Então existe uma subvalorização dos quadrinhos como arte em relação à literatura?
Sim, uma subvalorização dos ignorantes que nunca leram nem leem quadrinhos, alguém que lê Asterix vai dizer que não é arte, que Tintin não é arte, Watchmen, Cavaleiro das trevas. Agora é triste na Bahia, a Bahia está mil anos atrás nesse sentido. Para você ter uma ideia, na Faculdade de Comunicação da UFBA tem uma disciplina desde a década de 70 que não foi ensinada nunca, esses caras da Facom nunca levaram a sério quadrinhos, eles dão risada, não tratam quadrinhos como arte, não tem disciplina de quadrinhos na Facom. Se os comunicólogos não levam a sério, você vai fazer o quê? Na própria Escola de Comunicações e Artes da Universidade de São Paulo o quadrinho é um foco de resistência. Infelizmente, é isso, ignorância de gente burra, preconceituosa, então fica difícil você discutir com essas pessoas.
Fora o mercado, você vê alguma crescente na área de estudo sobre quadrinhos?
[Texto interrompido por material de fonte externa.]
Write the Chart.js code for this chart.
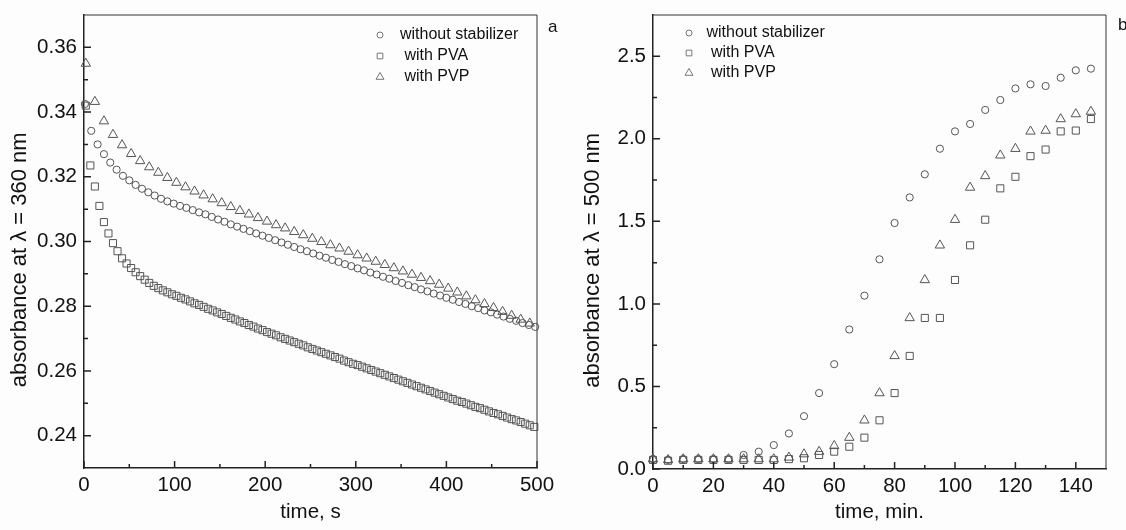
<!DOCTYPE html>
<html>
<head>
<meta charset="utf-8">
<script src="https://cdn.jsdelivr.net/npm/chart.js@4.4.0/dist/chart.umd.min.js"></script>
<style>
  body { margin: 0; background: #fdfdfd; }
  .panel { position: absolute; top: 0; width: 563px; height: 530px; }
  #panel-a { left: 0; }
  #panel-b { left: 563px; }
</style>
</head>
<body>
<div class="panel" id="panel-a"><canvas id="chartA"></canvas></div>
<div class="panel" id="panel-b"><canvas id="chartB"></canvas></div>
<script>
const seriesNames = ['without stabilizer', ' with PVA', ' with PVP'];

// ---- panel a: absorbance at 360 nm, time in s ----
const secNoStab = [1, 8, 15, 22, 29, 36, 43, 50, 57, 64, 71, 78, 85, 92, 99, 106, 113, 120, 127, 134,
  141, 148, 155, 162, 169, 176, 183, 190, 197, 204, 211, 218, 225, 232, 239, 246, 253, 260, 267, 274,
  281, 288, 295, 302, 309, 316, 323, 330, 337, 344, 351, 358, 365, 372, 379, 386, 393, 400, 407, 414,
  421, 428, 435, 442, 449, 456, 463, 470, 477, 484, 491, 498];
const absNoStab = [0.3425, 0.3342, 0.3300, 0.3270, 0.3244, 0.3222, 0.3203, 0.3189, 0.3175, 0.3163,
  0.3152, 0.3142, 0.3132, 0.3124, 0.3117, 0.3110, 0.3104, 0.3097, 0.3090, 0.3084,
  0.3076, 0.3068, 0.3061, 0.3053, 0.3046, 0.3039, 0.3032, 0.3025, 0.3018, 0.3011,
  0.3004, 0.2997, 0.2990, 0.2983, 0.2976, 0.2970, 0.2963, 0.2956, 0.2950, 0.2943,
  0.2937, 0.2930, 0.2924, 0.2917, 0.2911, 0.2904, 0.2898, 0.2891, 0.2885, 0.2878,
  0.2872, 0.2865, 0.2859, 0.2852, 0.2846, 0.2839, 0.2833, 0.2826, 0.2820, 0.2813,
  0.2807, 0.2800, 0.2794, 0.2787, 0.2781, 0.2774, 0.2768, 0.2761, 0.2755, 0.2748,
  0.2742, 0.2736];

const secPVA = [2, 7, 12, 17, 22, 27, 32, 37, 42, 47, 52, 57, 62, 67, 72, 77, 82, 87, 92, 97,
  102, 107, 112, 117, 122, 127, 132, 137, 142, 147, 152, 157, 162, 167, 172, 177, 182, 187, 192, 197,
  202, 207, 212, 217, 222, 227, 232, 237, 242, 247, 252, 257, 262, 267, 272, 277, 282, 287, 292, 297,
  302, 307, 312, 317, 322, 327, 332, 337, 342, 347, 352, 357, 362, 367, 372, 377, 382, 387, 392, 397,
  402, 407, 412, 417, 422, 427, 432, 437, 442, 447, 452, 457, 462, 467, 472, 477, 482, 487, 492, 497];
const absPVA = [0.3420, 0.3235, 0.3170, 0.3110, 0.3060, 0.3025, 0.2995, 0.2970, 0.2948, 0.2932,
  0.2918, 0.2905, 0.2893, 0.2882, 0.2872, 0.2863, 0.2856, 0.2849, 0.2843, 0.2837,
  0.2832, 0.2826, 0.2821, 0.2815, 0.2809, 0.2804, 0.2798, 0.2792, 0.2787, 0.2781,
  0.2776, 0.2770, 0.2764, 0.2759, 0.2753, 0.2748, 0.2742, 0.2737, 0.2731, 0.2726,
  0.2720, 0.2715, 0.2710, 0.2704, 0.2699, 0.2694, 0.2689, 0.2684, 0.2679, 0.2673,
  0.2668, 0.2663, 0.2658, 0.2653, 0.2648, 0.2643, 0.2638, 0.2632, 0.2627, 0.2622,
  0.2618, 0.2613, 0.2608, 0.2603, 0.2598, 0.2593, 0.2588, 0.2583, 0.2578, 0.2573,
  0.2568, 0.2563, 0.2558, 0.2553, 0.2548, 0.2543, 0.2538, 0.2533, 0.2528, 0.2523,
  0.2518, 0.2513, 0.2508, 0.2504, 0.2499, 0.2494, 0.2489, 0.2485, 0.2480, 0.2475,
  0.2470, 0.2466, 0.2461, 0.2456, 0.2451, 0.2447, 0.2442, 0.2437, 0.2432, 0.2427];

const secPVP = [2, 12, 22, 32, 42, 52, 62, 72, 82, 92, 102, 112, 122, 132, 142, 152, 162, 172, 182, 192,
  202, 212, 222, 232, 242, 252, 262, 272, 282, 292, 302, 312, 322, 332, 342, 352, 362, 372, 382, 392,
  402, 412, 422, 432, 442, 452, 462, 472, 482, 492];
const absPVP = [0.3550, 0.3432, 0.3372, 0.3330, 0.3298, 0.3271, 0.3249, 0.3230, 0.3213, 0.3197,
  0.3182, 0.3168, 0.3155, 0.3143, 0.3131, 0.3119, 0.3107, 0.3095, 0.3084, 0.3073,
  0.3062, 0.3051, 0.3041, 0.3030, 0.3020, 0.3009, 0.2999, 0.2989, 0.2979, 0.2969,
  0.2958, 0.2948, 0.2938, 0.2928, 0.2918, 0.2908, 0.2898, 0.2888, 0.2878, 0.2867,
  0.2855, 0.2843, 0.2831, 0.2819, 0.2807, 0.2795, 0.2783, 0.2771, 0.2759, 0.2747];

const xTicksA = [0, 100, 200, 300, 400, 500];
const yTicksA = [0.24, 0.26, 0.28, 0.30, 0.32, 0.34, 0.36];

// ---- panel b: absorbance at 500 nm, time in min ----
const minutes = [0, 5, 10, 15, 20, 25, 30, 35, 40, 45, 50, 55, 60, 65, 70,
  75, 80, 85, 90, 95, 100, 105, 110, 115, 120, 125, 130, 135, 140, 145];
const abs500NoStab = [0.06, 0.055, 0.06, 0.06, 0.06, 0.06, 0.085, 0.105, 0.145, 0.215,
  0.32, 0.46, 0.635, 0.845, 1.05, 1.27, 1.49, 1.645, 1.785, 1.94,
  2.045, 2.09, 2.175, 2.235, 2.305, 2.33, 2.32, 2.37, 2.415, 2.425];
const abs500PVA = [0.055, 0.05, 0.055, 0.055, 0.055, 0.055, 0.055, 0.055, 0.055, 0.06,
  0.065, 0.085, 0.105, 0.135, 0.19, 0.295, 0.46, 0.685, 0.915, 0.915,
  1.145, 1.355, 1.51, 1.70, 1.77, 1.895, 1.935, 2.045, 2.05, 2.12];
const abs500PVP = [0.06, 0.055, 0.06, 0.06, 0.06, 0.06, 0.06, 0.06, 0.06, 0.07,
  0.09, 0.105, 0.14, 0.19, 0.295, 0.46, 0.685, 0.915, 1.145, 1.355,
  1.51, 1.705, 1.775, 1.90, 1.94, 2.045, 2.05, 2.12, 2.15, 2.165];

const xTicksB = [0, 20, 40, 60, 80, 100, 120, 140];
const yTicksB = [0, 0.5, 1.0, 1.5, 2.0, 2.5];

const FONT = '"Liberation Sans", Arial, Helvetica, sans-serif';
Chart.defaults.font.family = FONT;
Chart.defaults.color = '#111';

const MARKS = [
  { pointStyle: 'circle', radius: 3.6, key: 3 },
  { pointStyle: 'rect', radius: 5, key: 4 },
  { pointStyle: 'triangle', radius: 5.4, key: 4.6 }
];

// trailing blanks push the rotated title down, as in the original
const titlePad = '\u00a0\u00a0\u00a0\u00a0\u00a0\u00a0';

const pts = (xs, ys) => xs.map((x, i) => ({ x: x, y: ys[i] }));

function makeDatasets(xsList, ysList) {
  return ysList.map((ys, i) => ({
    label: seriesNames[i],
    data: pts(xsList[i], ys),
    pointStyle: MARKS[i].pointStyle,
    pointRadius: MARKS[i].radius,
    pointHoverRadius: MARKS[i].radius,
    pointBorderColor: '#555',
    pointBackgroundColor: 'rgba(0,0,0,0)',
    pointBorderWidth: 1,
    showLine: false,
    clip: false
  }));
}

function makeScales(cfg) {
  return {
    x: {
      type: 'linear',
      min: cfg.xMin,
      max: cfg.xMax,
      afterBuildTicks: s => { s.ticks = cfg.xTicks.map(v => ({ value: v })); },
      afterFit: s => { s.height = cfg.xHeight; },
      grid: { display: false, drawTicks: false },
      border: { display: true, color: '#222', width: 1.5 },
      ticks: { padding: 5, autoSkip: false, maxRotation: 0, font: { size: 20.5 }, color: '#111' },
      title: { display: true, text: cfg.xTitle, color: '#111', font: { size: 20.5 }, padding: { top: 0, bottom: 5 } }
    },
    y: {
      type: 'linear',
      min: cfg.yMin,
      max: cfg.yMax,
      afterBuildTicks: s => { s.ticks = cfg.yTicks.map(v => ({ value: v })); },
      afterFit: s => { s.width = cfg.yWidth; s.paddingTop = 0; s.paddingBottom = 0; },
      grid: { display: false, drawTicks: false },
      border: { display: true, color: '#222', width: 1.5 },
      ticks: {
        padding: 7, autoSkip: false, font: { size: 20.5 }, color: '#111',
        callback: v => Number(v).toFixed(cfg.decimals)
      },
      title: { display: true, text: cfg.yTitle + titlePad, color: '#111', font: { size: 22 }, padding: { top: cfg.yTitlePad, bottom: 0 } }
    }
  };
}

// frame on top/right, inward ticks, symbol key and panel tag
const decor = {
  id: 'decor',
  afterDraw(chart, args, opts) {
    const { ctx, chartArea: a } = chart;
    const { x, y } = chart.scales;
    ctx.save();
    ctx.strokeStyle = '#333';
    ctx.lineWidth = 1;
    ctx.beginPath();
    ctx.moveTo(a.left, a.top);
    ctx.lineTo(a.right, a.top);
    ctx.lineTo(a.right, a.bottom);
    ctx.stroke();

    ctx.strokeStyle = '#222';
    ctx.lineWidth = 1.5;
    const xv = x.ticks.map(t => t.value);
    const yv = y.ticks.map(t => t.value);
    ctx.beginPath();
    xv.forEach((v, i) => {
      const px = x.getPixelForValue(v);
      ctx.moveTo(px, a.bottom); ctx.lineTo(px, a.bottom - 7);
      if (i > 0) {
        const mx = x.getPixelForValue((v + xv[i - 1]) / 2);
        ctx.moveTo(mx, a.bottom); ctx.lineTo(mx, a.bottom - 4);
      }
    });
    yv.forEach((v, i) => {
      const py = y.getPixelForValue(v);
      ctx.moveTo(a.left, py); ctx.lineTo(a.left + 7, py);
      if (i > 0) {
        const my = y.getPixelForValue((v + yv[i - 1]) / 2);
        ctx.moveTo(a.left, my); ctx.lineTo(a.left + 4, my);
      }
    });
    ctx.stroke();

    // key
    ctx.font = '16px ' + FONT;
    ctx.textBaseline = 'middle';
    ctx.textAlign = 'left';
    chart.data.datasets.forEach((ds, i) => {
      const cx = a.left + opts.keyX;
      const cy = a.top + opts.keyY + i * opts.keyGap;
      ctx.strokeStyle = '#777';
      ctx.fillStyle = 'rgba(0,0,0,0)';
      ctx.lineWidth = 1;
      Chart.helpers.drawPoint(ctx, { pointStyle: MARKS[i].pointStyle, radius: MARKS[i].key, rotation: 0, borderWidth: 1 }, cx, cy);
      ctx.fillStyle = '#111';
      ctx.fillText(ds.label, cx + opts.textGap, cy);
    });

    ctx.font = '17px ' + FONT;
    ctx.fillStyle = '#111';
    ctx.fillText(opts.tag, opts.tagX, opts.tagY);
    ctx.restore();
  }
};

new Chart(document.getElementById('chartA'), {
  type: 'scatter',
  data: { datasets: makeDatasets([secNoStab, secPVA, secPVP], [absNoStab, absPVA, absPVP]) },
  options: {
    responsive: true,
    maintainAspectRatio: false,
    animation: false,
    layout: { padding: { top: 15, right: 26, bottom: 0, left: 0 } },
    scales: makeScales({
      xMin: 0, xMax: 500, xTicks: xTicksA, xHeight: 62, xTitle: 'time, s',
      yMin: 0.23, yMax: 0.37, yTicks: yTicksA, yWidth: 84, decimals: 2,
      yTitle: 'absorbance at λ = 360 nm', yTitlePad: 7
    }),
    plugins: {
      legend: { display: false },
      tooltip: { enabled: false },
      decor: { keyX: 296, keyY: 20, keyGap: 21, textGap: 20, tag: 'a', tagX: 548, tagY: 27 }
    }
  },
  plugins: [decor]
});

new Chart(document.getElementById('chartB'), {
  type: 'scatter',
  data: { datasets: makeDatasets([minutes, minutes, minutes], [abs500NoStab, abs500PVA, abs500PVP]) },
  options: {
    responsive: true,
    maintainAspectRatio: false,
    animation: false,
    layout: { padding: { top: 15, right: 20, bottom: 0, left: 0 } },
    scales: makeScales({
      xMin: 0, xMax: 150, xTicks: xTicksB, xHeight: 61, xTitle: 'time, min.',
      yMin: 0, yMax: 2.75, yTicks: yTicksB, yWidth: 90, decimals: 1,
      yTitle: 'absorbance at λ = 500 nm', yTitlePad: 17
    }),
    plugins: {
      legend: { display: false },
      tooltip: { enabled: false },
      decor: { keyX: 36, keyY: 18, keyGap: 20, textGap: 17.5, tag: 'b', tagX: 555, tagY: 25 }
    }
  },
  plugins: [decor]
});
</script>
</body>
</html>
Sim, sem dúvidas, várias universidades, na Paraíba, por exemplo, é muito forte o estudo de quadrinhos graças ao professor Henrique Magalhães que há 40 anos batalha por isso, como eu disse na Bahia, se alguém puder indicar porque honestamente não vejo nada, no Mato Grosso tem um núcleo de estudo de quadrinhos muito atuante com o professor Nathaniel, a Universidade de Brasília que foi pioneira no estudo de quadrinhos, tanto vem crescendo que o prêmio HQ mix, que é o mais importante da área, já tem muitos anos que premia teses e dissertações, tanto doutorado como mestrado. Então, as pesquisas têm uma força dentro da acadêmia sim. Agora não vira muito livro ainda, podia virar.